== Exercise objective ==
Without the pictures, repeat the listing character for character.

== Raw records ==
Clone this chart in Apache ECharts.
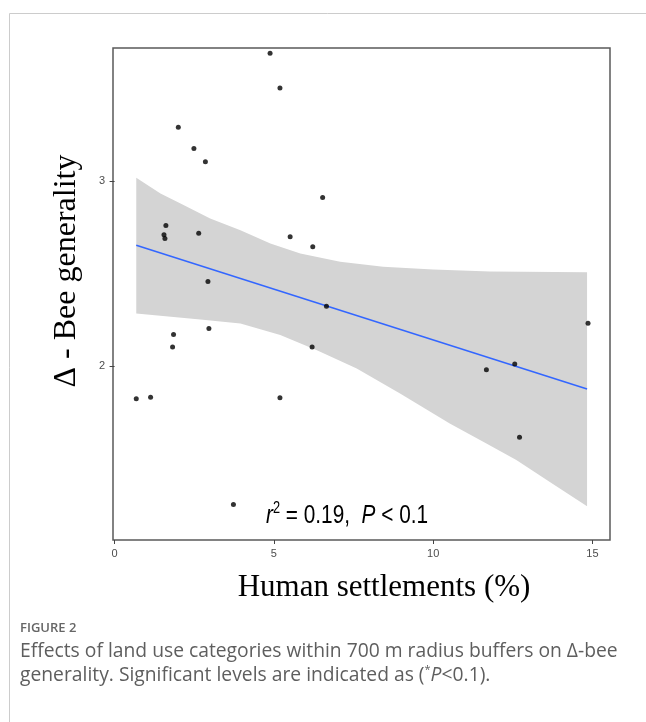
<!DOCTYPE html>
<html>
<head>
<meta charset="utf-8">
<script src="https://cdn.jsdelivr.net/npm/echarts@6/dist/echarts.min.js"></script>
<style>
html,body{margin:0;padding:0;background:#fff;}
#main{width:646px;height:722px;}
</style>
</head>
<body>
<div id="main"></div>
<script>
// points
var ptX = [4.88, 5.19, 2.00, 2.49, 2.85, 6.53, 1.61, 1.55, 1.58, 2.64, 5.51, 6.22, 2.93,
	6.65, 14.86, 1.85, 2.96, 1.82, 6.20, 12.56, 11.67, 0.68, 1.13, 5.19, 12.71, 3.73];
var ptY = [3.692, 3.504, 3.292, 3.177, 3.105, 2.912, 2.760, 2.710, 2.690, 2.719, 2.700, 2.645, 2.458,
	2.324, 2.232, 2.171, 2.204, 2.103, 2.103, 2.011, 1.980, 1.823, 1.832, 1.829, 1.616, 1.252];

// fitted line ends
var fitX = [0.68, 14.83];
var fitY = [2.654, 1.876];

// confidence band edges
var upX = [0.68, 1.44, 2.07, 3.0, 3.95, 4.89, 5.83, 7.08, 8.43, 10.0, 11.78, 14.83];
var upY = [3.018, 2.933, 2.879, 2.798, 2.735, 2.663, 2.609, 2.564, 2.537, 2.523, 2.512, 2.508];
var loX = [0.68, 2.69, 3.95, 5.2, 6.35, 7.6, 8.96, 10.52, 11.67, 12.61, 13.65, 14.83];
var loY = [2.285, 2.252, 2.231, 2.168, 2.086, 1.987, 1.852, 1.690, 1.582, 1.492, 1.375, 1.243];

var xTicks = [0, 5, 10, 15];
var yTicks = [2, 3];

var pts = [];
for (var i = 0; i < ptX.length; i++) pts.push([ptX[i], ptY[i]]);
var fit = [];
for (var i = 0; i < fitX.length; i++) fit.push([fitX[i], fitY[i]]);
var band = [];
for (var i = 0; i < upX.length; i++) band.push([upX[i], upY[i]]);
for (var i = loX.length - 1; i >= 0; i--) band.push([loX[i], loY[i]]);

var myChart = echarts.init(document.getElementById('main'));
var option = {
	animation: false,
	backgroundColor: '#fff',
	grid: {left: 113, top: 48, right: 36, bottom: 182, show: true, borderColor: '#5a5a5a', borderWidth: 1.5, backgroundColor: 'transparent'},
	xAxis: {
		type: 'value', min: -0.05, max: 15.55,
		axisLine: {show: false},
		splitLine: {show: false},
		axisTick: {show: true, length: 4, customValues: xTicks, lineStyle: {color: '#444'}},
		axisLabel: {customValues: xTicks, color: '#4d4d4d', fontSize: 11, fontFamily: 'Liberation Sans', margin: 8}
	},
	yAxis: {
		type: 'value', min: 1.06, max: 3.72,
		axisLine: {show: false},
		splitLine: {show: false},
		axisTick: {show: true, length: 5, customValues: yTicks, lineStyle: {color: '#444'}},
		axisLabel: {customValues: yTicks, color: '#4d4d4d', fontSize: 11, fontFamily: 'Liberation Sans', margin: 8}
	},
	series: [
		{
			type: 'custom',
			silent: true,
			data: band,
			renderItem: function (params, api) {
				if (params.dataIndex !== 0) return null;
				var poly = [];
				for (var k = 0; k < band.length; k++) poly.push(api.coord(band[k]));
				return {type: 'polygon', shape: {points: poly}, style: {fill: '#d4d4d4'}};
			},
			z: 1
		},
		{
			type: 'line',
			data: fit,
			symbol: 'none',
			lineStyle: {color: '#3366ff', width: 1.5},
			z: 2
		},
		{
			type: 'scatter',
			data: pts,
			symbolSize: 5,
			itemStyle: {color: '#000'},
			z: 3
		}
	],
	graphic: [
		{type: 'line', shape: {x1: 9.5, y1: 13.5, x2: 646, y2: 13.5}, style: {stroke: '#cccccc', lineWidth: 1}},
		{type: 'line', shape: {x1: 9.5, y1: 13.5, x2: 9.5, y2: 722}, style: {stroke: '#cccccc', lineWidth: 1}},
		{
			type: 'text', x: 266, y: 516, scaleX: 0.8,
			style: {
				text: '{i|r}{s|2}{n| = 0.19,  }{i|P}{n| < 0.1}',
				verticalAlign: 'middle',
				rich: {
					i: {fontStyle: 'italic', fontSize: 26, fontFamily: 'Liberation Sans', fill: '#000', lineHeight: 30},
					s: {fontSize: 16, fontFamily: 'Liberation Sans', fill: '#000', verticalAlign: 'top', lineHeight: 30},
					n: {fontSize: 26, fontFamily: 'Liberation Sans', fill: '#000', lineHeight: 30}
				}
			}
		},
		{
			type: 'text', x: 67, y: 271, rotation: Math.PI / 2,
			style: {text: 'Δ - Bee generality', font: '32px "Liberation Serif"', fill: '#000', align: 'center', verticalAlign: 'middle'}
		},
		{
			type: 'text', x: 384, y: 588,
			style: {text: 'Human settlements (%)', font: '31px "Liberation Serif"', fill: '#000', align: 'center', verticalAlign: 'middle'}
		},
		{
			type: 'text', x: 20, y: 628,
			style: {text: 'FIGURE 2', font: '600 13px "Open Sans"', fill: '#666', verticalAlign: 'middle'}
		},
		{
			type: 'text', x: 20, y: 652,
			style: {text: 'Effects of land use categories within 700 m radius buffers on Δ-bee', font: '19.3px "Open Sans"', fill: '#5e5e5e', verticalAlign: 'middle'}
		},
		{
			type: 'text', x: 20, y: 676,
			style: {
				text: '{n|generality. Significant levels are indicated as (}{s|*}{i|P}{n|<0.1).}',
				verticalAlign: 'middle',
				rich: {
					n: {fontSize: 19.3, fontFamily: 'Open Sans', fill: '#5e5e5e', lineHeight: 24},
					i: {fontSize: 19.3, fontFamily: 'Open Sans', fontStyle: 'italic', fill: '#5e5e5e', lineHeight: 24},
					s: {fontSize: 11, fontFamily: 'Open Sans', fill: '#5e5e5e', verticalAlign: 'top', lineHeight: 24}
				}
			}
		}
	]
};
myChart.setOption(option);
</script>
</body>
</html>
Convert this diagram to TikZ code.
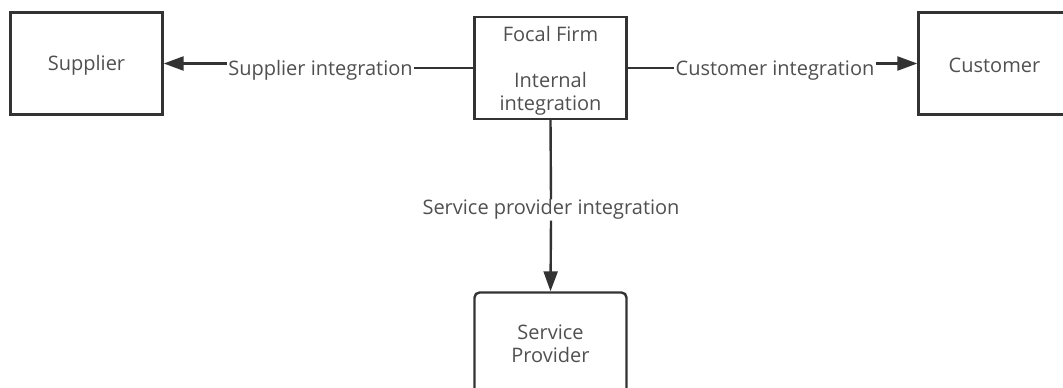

== Solution to this task ==
Clone this chart in Apache ECharts.
<!DOCTYPE html>
<html>
<head>
<meta charset="utf-8">
<script src="https://cdn.jsdelivr.net/npm/echarts@6/dist/echarts.min.js"></script>
<style>
html,body{margin:0;padding:0;background:#fff;}
#main{width:646px;height:722px;}
</style>
</head>
<body>
<div id="main"></div>
<script>
// points
var ptX = [4.88, 5.19, 2.00, 2.49, 2.85, 6.53, 1.61, 1.55, 1.58, 2.64, 5.51, 6.22, 2.93,
	6.65, 14.86, 1.85, 2.96, 1.82, 6.20, 12.56, 11.67, 0.68, 1.13, 5.19, 12.71, 3.73];
var ptY = [3.692, 3.504, 3.292, 3.177, 3.105, 2.912, 2.760, 2.710, 2.690, 2.719, 2.700, 2.645, 2.458,
	2.324, 2.232, 2.171, 2.204, 2.103, 2.103, 2.011, 1.980, 1.823, 1.832, 1.829, 1.616, 1.252];

// fitted line ends
var fitX = [0.68, 14.83];
var fitY = [2.654, 1.876];

// confidence band edges
var upX = [0.68, 1.44, 2.07, 3.0, 3.95, 4.89, 5.83, 7.08, 8.43, 10.0, 11.78, 14.83];
var upY = [3.018, 2.933, 2.879, 2.798, 2.735, 2.663, 2.609, 2.564, 2.537, 2.523, 2.512, 2.508];
var loX = [0.68, 2.69, 3.95, 5.2, 6.35, 7.6, 8.96, 10.52, 11.67, 12.61, 13.65, 14.83];
var loY = [2.285, 2.252, 2.231, 2.168, 2.086, 1.987, 1.852, 1.690, 1.582, 1.492, 1.375, 1.243];

var xTicks = [0, 5, 10, 15];
var yTicks = [2, 3];

var pts = [];
for (var i = 0; i < ptX.length; i++) pts.push([ptX[i], ptY[i]]);
var fit = [];
for (var i = 0; i < fitX.length; i++) fit.push([fitX[i], fitY[i]]);
var band = [];
for (var i = 0; i < upX.length; i++) band.push([upX[i], upY[i]]);
for (var i = loX.length - 1; i >= 0; i--) band.push([loX[i], loY[i]]);

var myChart = echarts.init(document.getElementById('main'));
var option = {
	animation: false,
	backgroundColor: '#fff',
	grid: {left: 113, top: 48, right: 36, bottom: 182, show: true, borderColor: '#5a5a5a', borderWidth: 1.5, backgroundColor: 'transparent'},
	xAxis: {
		type: 'value', min: -0.05, max: 15.55,
		axisLine: {show: false},
		splitLine: {show: false},
		axisTick: {show: true, length: 4, customValues: xTicks, lineStyle: {color: '#444'}},
		axisLabel: {customValues: xTicks, color: '#4d4d4d', fontSize: 11, fontFamily: 'Liberation Sans', margin: 8}
	},
	yAxis: {
		type: 'value', min: 1.06, max: 3.72,
		axisLine: {show: false},
		splitLine: {show: false},
		axisTick: {show: true, length: 5, customValues: yTicks, lineStyle: {color: '#444'}},
		axisLabel: {customValues: yTicks, color: '#4d4d4d', fontSize: 11, fontFamily: 'Liberation Sans', margin: 8}
	},
	series: [
		{
			type: 'custom',
			silent: true,
			data: band,
			renderItem: function (params, api) {
				if (params.dataIndex !== 0) return null;
				var poly = [];
				for (var k = 0; k < band.length; k++) poly.push(api.coord(band[k]));
				return {type: 'polygon', shape: {points: poly}, style: {fill: '#d4d4d4'}};
			},
			z: 1
		},
		{
			type: 'line',
			data: fit,
			symbol: 'none',
			lineStyle: {color: '#3366ff', width: 1.5},
			z: 2
		},
		{
			type: 'scatter',
			data: pts,
			symbolSize: 5,
			itemStyle: {color: '#000'},
			z: 3
		}
	],
	graphic: [
		{type: 'line', shape: {x1: 9.5, y1: 13.5, x2: 646, y2: 13.5}, style: {stroke: '#cccccc', lineWidth: 1}},
		{type: 'line', shape: {x1: 9.5, y1: 13.5, x2: 9.5, y2: 722}, style: {stroke: '#cccccc', lineWidth: 1}},
		{
			type: 'text', x: 266, y: 516, scaleX: 0.8,
			style: {
				text: '{i|r}{s|2}{n| = 0.19,  }{i|P}{n| < 0.1}',
				verticalAlign: 'middle',
				rich: {
					i: {fontStyle: 'italic', fontSize: 26, fontFamily: 'Liberation Sans', fill: '#000', lineHeight: 30},
					s: {fontSize: 16, fontFamily: 'Liberation Sans', fill: '#000', verticalAlign: 'top', lineHeight: 30},
					n: {fontSize: 26, fontFamily: 'Liberation Sans', fill: '#000', lineHeight: 30}
				}
			}
		},
		{
			type: 'text', x: 67, y: 271, rotation: Math.PI / 2,
			style: {text: 'Δ - Bee generality', font: '32px "Liberation Serif"', fill: '#000', align: 'center', verticalAlign: 'middle'}
		},
		{
			type: 'text', x: 384, y: 588,
			style: {text: 'Human settlements (%)', font: '31px "Liberation Serif"', fill: '#000', align: 'center', verticalAlign: 'middle'}
		},
		{
			type: 'text', x: 20, y: 628,
			style: {text: 'FIGURE 2', font: '600 13px "Open Sans"', fill: '#666', verticalAlign: 'middle'}
		},
		{
			type: 'text', x: 20, y: 652,
			style: {text: 'Effects of land use categories within 700 m radius buffers on Δ-bee', font: '19.3px "Open Sans"', fill: '#5e5e5e', verticalAlign: 'middle'}
		},
		{
			type: 'text', x: 20, y: 676,
			style: {
				text: '{n|generality. Significant levels are indicated as (}{s|*}{i|P}{n|<0.1).}',
				verticalAlign: 'middle',
				rich: {
					n: {fontSize: 19.3, fontFamily: 'Open Sans', fill: '#5e5e5e', lineHeight: 24},
					i: {fontSize: 19.3, fontFamily: 'Open Sans', fontStyle: 'italic', fill: '#5e5e5e', lineHeight: 24},
					s: {fontSize: 11, fontFamily: 'Open Sans', fill: '#5e5e5e', verticalAlign: 'top', lineHeight: 24}
				}
			}
		}
	]
};
myChart.setOption(option);
</script>
</body>
</html>
Convert this diagram to TikZ code.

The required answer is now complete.